--- The exercise ---
Transcribe the material from its first line onward, ending with the line that contains "plt.rcParams['font.family'] = ['Liberation" and adding nothing beyond it.

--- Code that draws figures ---
****

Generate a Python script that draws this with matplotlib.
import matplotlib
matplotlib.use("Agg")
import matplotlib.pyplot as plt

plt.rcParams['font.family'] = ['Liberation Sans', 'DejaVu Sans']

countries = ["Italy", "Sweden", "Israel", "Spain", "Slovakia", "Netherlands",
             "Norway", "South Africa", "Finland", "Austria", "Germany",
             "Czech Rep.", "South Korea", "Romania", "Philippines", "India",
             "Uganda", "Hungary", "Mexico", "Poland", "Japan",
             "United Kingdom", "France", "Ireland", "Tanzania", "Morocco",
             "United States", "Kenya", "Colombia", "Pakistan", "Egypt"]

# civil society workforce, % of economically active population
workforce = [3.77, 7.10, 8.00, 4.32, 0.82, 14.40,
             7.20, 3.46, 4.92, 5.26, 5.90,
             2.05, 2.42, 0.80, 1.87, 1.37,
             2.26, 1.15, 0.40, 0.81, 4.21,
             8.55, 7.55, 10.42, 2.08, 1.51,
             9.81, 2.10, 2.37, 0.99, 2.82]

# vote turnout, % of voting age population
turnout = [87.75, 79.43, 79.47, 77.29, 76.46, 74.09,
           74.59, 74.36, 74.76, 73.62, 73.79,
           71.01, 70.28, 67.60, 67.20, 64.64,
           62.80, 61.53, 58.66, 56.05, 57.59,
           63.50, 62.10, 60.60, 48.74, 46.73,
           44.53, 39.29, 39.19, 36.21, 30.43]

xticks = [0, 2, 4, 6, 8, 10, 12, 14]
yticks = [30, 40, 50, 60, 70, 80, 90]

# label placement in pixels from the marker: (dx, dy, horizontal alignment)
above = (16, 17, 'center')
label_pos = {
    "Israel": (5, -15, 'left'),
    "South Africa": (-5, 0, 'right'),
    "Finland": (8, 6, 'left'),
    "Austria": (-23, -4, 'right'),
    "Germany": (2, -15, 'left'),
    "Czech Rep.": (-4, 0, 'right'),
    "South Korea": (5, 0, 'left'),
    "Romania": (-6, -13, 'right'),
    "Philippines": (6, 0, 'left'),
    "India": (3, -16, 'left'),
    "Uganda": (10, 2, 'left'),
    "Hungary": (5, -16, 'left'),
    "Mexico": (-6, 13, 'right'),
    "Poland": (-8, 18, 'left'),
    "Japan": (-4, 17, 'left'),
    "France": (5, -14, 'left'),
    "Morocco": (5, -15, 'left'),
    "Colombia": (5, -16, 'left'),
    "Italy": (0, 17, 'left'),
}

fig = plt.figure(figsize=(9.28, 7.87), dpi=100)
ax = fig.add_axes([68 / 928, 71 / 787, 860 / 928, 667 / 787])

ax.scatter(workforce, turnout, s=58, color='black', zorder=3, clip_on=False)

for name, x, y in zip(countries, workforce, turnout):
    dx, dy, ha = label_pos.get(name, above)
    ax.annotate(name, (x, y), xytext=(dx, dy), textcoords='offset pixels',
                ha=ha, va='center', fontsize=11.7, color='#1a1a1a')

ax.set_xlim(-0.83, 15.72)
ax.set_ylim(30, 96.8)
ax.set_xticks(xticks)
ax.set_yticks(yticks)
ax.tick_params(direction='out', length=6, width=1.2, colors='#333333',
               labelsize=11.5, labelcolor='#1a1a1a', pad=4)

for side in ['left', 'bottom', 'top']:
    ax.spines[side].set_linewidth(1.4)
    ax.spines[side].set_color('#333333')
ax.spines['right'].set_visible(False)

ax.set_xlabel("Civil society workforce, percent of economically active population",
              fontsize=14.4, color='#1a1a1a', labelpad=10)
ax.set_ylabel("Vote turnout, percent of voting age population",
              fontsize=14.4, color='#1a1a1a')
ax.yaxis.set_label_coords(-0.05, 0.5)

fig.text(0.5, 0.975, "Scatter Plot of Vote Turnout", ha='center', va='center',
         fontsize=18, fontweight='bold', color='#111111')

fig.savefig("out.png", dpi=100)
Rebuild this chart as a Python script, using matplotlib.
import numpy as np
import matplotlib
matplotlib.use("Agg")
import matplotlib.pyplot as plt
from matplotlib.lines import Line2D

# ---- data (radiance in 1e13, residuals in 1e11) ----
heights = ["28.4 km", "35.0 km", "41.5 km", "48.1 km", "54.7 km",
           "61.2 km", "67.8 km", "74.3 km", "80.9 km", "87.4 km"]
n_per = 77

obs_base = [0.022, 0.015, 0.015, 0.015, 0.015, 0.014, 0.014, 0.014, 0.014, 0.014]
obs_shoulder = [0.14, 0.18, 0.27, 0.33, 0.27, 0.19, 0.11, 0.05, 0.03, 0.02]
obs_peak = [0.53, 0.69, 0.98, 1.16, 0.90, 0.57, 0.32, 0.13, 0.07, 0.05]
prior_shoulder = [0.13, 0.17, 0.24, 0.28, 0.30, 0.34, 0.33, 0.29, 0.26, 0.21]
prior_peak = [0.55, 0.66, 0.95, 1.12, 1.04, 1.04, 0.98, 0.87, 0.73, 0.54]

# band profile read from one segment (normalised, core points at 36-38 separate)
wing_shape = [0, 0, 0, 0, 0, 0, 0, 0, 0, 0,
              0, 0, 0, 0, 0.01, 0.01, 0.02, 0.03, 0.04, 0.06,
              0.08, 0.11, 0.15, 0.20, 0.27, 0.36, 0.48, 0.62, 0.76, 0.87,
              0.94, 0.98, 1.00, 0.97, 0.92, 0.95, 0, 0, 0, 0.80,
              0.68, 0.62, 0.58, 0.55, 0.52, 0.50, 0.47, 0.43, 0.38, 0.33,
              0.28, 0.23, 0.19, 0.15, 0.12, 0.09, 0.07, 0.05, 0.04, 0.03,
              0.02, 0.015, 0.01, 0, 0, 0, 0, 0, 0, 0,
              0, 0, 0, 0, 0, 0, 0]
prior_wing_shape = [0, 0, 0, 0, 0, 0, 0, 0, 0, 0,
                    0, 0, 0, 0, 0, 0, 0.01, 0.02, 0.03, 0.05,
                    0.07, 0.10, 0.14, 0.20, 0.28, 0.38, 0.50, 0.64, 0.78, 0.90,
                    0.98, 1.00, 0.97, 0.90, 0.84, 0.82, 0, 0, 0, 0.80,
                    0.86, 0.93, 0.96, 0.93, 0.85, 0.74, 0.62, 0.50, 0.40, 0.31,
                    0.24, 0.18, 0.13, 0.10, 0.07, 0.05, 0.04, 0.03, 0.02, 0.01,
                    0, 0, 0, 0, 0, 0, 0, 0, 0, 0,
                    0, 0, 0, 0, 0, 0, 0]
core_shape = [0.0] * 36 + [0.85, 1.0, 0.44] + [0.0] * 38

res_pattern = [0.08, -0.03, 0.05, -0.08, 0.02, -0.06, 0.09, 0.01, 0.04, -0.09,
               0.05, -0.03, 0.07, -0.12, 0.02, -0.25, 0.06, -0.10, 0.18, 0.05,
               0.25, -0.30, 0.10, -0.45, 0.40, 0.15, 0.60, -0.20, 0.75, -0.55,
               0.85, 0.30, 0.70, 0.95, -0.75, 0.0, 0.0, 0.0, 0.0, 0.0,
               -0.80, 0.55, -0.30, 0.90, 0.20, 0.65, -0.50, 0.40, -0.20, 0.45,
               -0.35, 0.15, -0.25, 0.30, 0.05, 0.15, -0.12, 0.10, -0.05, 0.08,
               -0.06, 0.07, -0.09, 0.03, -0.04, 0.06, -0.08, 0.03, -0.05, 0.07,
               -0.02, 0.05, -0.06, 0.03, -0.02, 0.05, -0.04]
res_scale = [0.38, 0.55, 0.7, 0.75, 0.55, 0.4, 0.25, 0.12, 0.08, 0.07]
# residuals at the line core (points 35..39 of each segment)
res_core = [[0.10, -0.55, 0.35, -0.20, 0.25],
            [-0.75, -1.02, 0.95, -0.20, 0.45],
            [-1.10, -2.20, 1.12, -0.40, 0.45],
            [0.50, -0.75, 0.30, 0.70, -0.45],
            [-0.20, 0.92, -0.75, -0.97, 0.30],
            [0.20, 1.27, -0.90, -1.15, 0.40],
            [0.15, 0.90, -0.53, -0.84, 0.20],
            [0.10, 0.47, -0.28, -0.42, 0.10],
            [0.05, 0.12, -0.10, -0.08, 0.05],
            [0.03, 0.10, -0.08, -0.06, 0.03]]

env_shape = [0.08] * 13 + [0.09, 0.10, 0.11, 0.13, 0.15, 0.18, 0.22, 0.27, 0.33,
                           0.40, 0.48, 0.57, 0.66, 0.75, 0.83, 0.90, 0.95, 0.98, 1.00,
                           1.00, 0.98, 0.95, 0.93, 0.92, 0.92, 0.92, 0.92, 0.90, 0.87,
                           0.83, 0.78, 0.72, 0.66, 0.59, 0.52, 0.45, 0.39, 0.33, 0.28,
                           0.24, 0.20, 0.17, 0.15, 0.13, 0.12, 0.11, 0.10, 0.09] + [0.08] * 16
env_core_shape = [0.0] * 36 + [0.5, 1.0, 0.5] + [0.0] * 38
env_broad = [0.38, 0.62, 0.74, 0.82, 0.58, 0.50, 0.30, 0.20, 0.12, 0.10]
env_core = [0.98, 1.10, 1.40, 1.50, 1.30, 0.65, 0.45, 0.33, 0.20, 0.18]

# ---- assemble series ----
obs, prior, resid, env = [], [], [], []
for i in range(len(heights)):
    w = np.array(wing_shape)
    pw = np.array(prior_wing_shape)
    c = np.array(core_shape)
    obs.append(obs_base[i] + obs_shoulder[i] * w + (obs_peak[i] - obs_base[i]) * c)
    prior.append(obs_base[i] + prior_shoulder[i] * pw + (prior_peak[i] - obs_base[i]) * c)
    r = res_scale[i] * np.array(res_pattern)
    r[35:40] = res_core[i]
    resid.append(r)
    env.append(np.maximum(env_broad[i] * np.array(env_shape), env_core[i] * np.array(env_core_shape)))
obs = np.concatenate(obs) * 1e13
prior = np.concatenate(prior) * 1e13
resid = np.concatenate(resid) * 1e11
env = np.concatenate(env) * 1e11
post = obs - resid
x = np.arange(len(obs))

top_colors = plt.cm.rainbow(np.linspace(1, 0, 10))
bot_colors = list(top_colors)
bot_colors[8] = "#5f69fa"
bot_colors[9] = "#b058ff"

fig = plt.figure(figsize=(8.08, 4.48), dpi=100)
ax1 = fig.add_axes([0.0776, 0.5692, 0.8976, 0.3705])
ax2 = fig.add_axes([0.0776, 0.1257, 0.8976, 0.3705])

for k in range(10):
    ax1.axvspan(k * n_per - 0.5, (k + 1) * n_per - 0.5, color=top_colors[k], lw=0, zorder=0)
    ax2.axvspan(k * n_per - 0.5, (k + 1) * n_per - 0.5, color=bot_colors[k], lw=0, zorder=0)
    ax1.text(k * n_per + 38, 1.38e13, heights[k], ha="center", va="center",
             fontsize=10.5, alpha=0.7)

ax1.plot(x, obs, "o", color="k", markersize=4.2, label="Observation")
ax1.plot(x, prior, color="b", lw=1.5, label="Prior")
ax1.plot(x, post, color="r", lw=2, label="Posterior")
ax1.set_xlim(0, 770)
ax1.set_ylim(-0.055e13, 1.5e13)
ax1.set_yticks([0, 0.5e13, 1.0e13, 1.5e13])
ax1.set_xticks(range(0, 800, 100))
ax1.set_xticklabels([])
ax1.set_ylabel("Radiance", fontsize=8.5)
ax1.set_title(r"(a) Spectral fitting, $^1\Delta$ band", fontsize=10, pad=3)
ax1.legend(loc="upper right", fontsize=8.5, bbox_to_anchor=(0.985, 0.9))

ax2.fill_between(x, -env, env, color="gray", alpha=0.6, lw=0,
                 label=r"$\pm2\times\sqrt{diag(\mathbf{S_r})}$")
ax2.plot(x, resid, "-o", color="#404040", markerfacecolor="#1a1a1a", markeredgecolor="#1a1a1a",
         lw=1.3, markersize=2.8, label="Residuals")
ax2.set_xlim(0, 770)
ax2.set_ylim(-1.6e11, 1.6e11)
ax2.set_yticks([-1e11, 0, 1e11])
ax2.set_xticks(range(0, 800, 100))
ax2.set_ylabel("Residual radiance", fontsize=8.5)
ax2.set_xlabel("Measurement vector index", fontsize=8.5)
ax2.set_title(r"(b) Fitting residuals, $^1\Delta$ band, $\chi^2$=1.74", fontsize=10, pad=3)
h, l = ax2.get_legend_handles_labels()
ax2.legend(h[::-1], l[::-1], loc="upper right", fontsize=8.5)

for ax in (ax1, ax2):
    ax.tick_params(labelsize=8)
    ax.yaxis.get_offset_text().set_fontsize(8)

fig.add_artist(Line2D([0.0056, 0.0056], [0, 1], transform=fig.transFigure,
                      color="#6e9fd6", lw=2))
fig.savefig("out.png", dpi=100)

****

--- Full answer ---
Generate a Python script that draws this with matplotlib.
import matplotlib
matplotlib.use("Agg")
import matplotlib.pyplot as plt

plt.rcParams['font.family'] = ['Liberation Sans', 'DejaVu Sans']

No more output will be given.